Prompt: Write out the material again word for word, dropping any images it holds.

Source data:
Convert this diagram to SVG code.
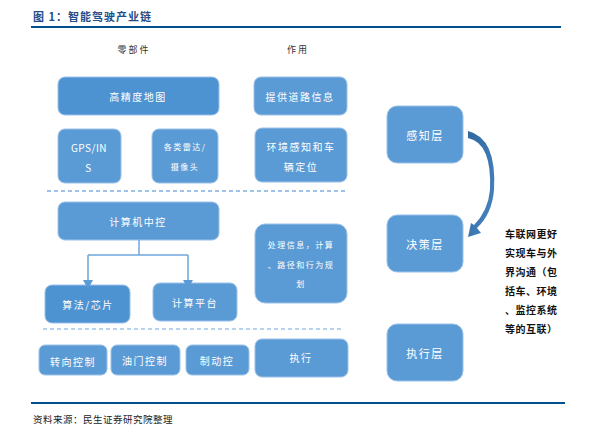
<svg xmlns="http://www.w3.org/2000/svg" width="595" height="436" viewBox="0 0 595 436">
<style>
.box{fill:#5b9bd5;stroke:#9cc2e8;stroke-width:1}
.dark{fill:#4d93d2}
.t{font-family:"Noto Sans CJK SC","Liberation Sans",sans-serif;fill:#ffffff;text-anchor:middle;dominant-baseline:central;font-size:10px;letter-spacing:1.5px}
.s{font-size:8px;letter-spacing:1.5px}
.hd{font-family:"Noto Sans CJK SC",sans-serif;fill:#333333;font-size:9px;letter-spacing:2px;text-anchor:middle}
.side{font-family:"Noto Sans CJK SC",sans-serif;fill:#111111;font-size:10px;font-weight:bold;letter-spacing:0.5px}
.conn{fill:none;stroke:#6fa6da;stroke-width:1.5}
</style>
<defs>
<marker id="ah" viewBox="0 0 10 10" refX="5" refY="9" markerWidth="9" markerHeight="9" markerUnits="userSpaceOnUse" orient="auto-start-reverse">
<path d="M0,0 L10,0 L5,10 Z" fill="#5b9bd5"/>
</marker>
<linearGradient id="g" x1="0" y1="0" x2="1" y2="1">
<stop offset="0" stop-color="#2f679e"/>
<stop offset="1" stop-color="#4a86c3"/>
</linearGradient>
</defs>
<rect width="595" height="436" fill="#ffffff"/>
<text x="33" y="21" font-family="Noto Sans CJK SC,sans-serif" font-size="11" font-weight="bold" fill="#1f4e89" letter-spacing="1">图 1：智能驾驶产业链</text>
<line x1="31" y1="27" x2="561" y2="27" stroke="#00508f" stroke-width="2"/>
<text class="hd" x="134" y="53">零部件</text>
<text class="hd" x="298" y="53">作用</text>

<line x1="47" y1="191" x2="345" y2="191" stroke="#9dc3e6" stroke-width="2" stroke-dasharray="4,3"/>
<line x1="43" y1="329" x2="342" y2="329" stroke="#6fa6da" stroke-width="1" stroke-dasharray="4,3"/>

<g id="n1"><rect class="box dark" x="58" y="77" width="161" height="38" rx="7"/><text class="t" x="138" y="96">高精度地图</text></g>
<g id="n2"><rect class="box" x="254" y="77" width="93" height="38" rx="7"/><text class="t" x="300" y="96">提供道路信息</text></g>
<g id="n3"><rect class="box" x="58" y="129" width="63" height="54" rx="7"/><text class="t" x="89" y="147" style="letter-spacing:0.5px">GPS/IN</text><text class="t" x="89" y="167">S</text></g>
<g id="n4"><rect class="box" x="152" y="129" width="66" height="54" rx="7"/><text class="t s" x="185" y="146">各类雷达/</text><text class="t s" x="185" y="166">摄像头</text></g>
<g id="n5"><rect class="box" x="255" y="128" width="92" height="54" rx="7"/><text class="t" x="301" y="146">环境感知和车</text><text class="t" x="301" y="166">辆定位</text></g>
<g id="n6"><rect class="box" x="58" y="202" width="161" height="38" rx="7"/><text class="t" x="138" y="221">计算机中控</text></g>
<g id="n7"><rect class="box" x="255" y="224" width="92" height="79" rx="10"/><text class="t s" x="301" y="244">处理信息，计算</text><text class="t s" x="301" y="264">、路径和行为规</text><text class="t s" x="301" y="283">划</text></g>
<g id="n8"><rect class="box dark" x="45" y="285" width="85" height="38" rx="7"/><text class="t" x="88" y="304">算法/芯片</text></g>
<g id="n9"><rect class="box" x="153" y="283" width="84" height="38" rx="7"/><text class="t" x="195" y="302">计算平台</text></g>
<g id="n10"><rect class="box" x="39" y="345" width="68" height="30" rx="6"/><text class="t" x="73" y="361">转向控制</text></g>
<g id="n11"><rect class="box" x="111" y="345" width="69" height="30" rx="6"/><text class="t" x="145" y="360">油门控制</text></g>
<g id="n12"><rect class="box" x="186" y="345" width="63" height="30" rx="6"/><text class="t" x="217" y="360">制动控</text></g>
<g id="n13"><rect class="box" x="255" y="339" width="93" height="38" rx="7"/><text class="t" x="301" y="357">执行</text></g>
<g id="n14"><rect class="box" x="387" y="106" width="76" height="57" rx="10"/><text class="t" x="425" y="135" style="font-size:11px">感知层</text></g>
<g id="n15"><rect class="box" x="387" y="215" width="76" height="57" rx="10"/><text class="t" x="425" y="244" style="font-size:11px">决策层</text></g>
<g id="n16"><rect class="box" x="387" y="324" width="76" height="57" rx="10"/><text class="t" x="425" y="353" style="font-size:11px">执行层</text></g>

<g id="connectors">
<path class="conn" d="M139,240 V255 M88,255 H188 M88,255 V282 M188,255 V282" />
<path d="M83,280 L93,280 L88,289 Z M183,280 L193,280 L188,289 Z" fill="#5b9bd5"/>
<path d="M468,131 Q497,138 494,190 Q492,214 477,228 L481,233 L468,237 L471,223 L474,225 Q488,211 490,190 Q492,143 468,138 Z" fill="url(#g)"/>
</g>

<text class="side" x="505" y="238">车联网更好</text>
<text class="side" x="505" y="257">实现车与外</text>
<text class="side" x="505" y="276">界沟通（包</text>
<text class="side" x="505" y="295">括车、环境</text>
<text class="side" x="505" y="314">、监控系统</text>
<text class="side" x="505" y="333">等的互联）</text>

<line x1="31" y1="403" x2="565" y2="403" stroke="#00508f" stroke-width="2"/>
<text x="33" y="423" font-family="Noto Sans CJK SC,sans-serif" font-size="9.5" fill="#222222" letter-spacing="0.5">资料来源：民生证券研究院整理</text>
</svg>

Solution to the problem:
Convert this diagram to SVG code.
<svg xmlns="http://www.w3.org/2000/svg" width="595" height="436" viewBox="0 0 595 436">
<style>
.box{fill:#5b9bd5;stroke:#9cc2e8;stroke-width:1}
.dark{fill:#4d93d2}
.t{font-family:"Noto Sans CJK SC","Liberation Sans",sans-serif;fill:#ffffff;text-anchor:middle;dominant-baseline:central;font-size:10px;letter-spacing:1.5px}
.s{font-size:8px;letter-spacing:1.5px}
.hd{font-family:"Noto Sans CJK SC",sans-serif;fill:#333333;font-size:9px;letter-spacing:2px;text-anchor:middle}
.side{font-family:"Noto Sans CJK SC",sans-serif;fill:#111111;font-size:10px;font-weight:bold;letter-spacing:0.5px}
.conn{fill:none;stroke:#6fa6da;stroke-width:1.5}
</style>
<defs>
<marker id="ah" viewBox="0 0 10 10" refX="5" refY="9" markerWidth="9" markerHeight="9" markerUnits="userSpaceOnUse" orient="auto-start-reverse">
<path d="M0,0 L10,0 L5,10 Z" fill="#5b9bd5"/>
</marker>
<linearGradient id="g" x1="0" y1="0" x2="1" y2="1">
<stop offset="0" stop-color="#2f679e"/>
<stop offset="1" stop-color="#4a86c3"/>
</linearGradient>
</defs>
<rect width="595" height="436" fill="#ffffff"/>
<text x="33" y="21" font-family="Noto Sans CJK SC,sans-serif" font-size="11" font-weight="bold" fill="#1f4e89" letter-spacing="1">图 1：智能驾驶产业链</text>
<line x1="31" y1="27" x2="561" y2="27" stroke="#00508f" stroke-width="2"/>
<text class="hd" x="134" y="53">零部件</text>
<text class="hd" x="298" y="53">作用</text>

<line x1="47" y1="191" x2="345" y2="191" stroke="#9dc3e6" stroke-width="2" stroke-dasharray="4,3"/>
<line x1="43" y1="329" x2="342" y2="329" stroke="#6fa6da" stroke-width="1" stroke-dasharray="4,3"/>

<g id="n1"><rect class="box dark" x="58" y="77" width="161" height="38" rx="7"/><text class="t" x="138" y="96">高精度地图</text></g>
<g id="n2"><rect class="box" x="254" y="77" width="93" height="38" rx="7"/><text class="t" x="300" y="96">提供道路信息</text></g>
<g id="n3"><rect class="box" x="58" y="129" width="63" height="54" rx="7"/><text class="t" x="89" y="147" style="letter-spacing:0.5px">GPS/IN</text><text class="t" x="89" y="167">S</text></g>
<g id="n4"><rect class="box" x="152" y="129" width="66" height="54" rx="7"/><text class="t s" x="185" y="146">各类雷达/</text><text class="t s" x="185" y="166">摄像头</text></g>
<g id="n5"><rect class="box" x="255" y="128" width="92" height="54" rx="7"/><text class="t" x="301" y="146">环境感知和车</text><text class="t" x="301" y="166">辆定位</text></g>
<g id="n6"><rect class="box" x="58" y="202" width="161" height="38" rx="7"/><text class="t" x="138" y="221">计算机中控</text></g>
<g id="n7"><rect class="box" x="255" y="224" width="92" height="79" rx="10"/><text class="t s" x="301" y="244">处理信息，计算</text><text class="t s" x="301" y="264">、路径和行为规</text><text class="t s" x="301" y="283">划</text></g>
<g id="n8"><rect class="box dark" x="45" y="285" width="85" height="38" rx="7"/><text class="t" x="88" y="304">算法/芯片</text></g>
<g id="n9"><rect class="box" x="153" y="283" width="84" height="38" rx="7"/><text class="t" x="195" y="302">计算平台</text></g>
<g id="n10"><rect class="box" x="39" y="345" width="68" height="30" rx="6"/><text class="t" x="73" y="361">转向控制</text></g>
<g id="n11"><rect class="box" x="111" y="345" width="69" height="30" rx="6"/><text class="t" x="145" y="360">油门控制</text></g>
<g id="n12"><rect class="box" x="186" y="345" width="63" height="30" rx="6"/><text class="t" x="217" y="360">制动控</text></g>
<g id="n13"><rect class="box" x="255" y="339" width="93" height="38" rx="7"/><text class="t" x="301" y="357">执行</text></g>
<g id="n14"><rect class="box" x="387" y="106" width="76" height="57" rx="10"/><text class="t" x="425" y="135" style="font-size:11px">感知层</text></g>
<g id="n15"><rect class="box" x="387" y="215" width="76" height="57" rx="10"/><text class="t" x="425" y="244" style="font-size:11px">决策层</text></g>
<g id="n16"><rect class="box" x="387" y="324" width="76" height="57" rx="10"/><text class="t" x="425" y="353" style="font-size:11px">执行层</text></g>

<g id="connectors">
<path class="conn" d="M139,240 V255 M88,255 H188 M88,255 V282 M188,255 V282" />
<path d="M83,280 L93,280 L88,289 Z M183,280 L193,280 L188,289 Z" fill="#5b9bd5"/>
<path d="M468,131 Q497,138 494,190 Q492,214 477,228 L481,233 L468,237 L471,223 L474,225 Q488,211 490,190 Q492,143 468,138 Z" fill="url(#g)"/>
</g>

<text class="side" x="505" y="238">车联网更好</text>
<text class="side" x="505" y="257">实现车与外</text>
<text class="side" x="505" y="276">界沟通（包</text>
<text class="side" x="505" y="295">括车、环境</text>
<text class="side" x="505" y="314">、监控系统</text>
<text class="side" x="505" y="333">等的互联）</text>

<line x1="31" y1="403" x2="565" y2="403" stroke="#00508f" stroke-width="2"/>
<text x="33" y="423" font-family="Noto Sans CJK SC,sans-serif" font-size="9.5" fill="#222222" letter-spacing="0.5">资料来源：民生证券研究院整理</text>
</svg>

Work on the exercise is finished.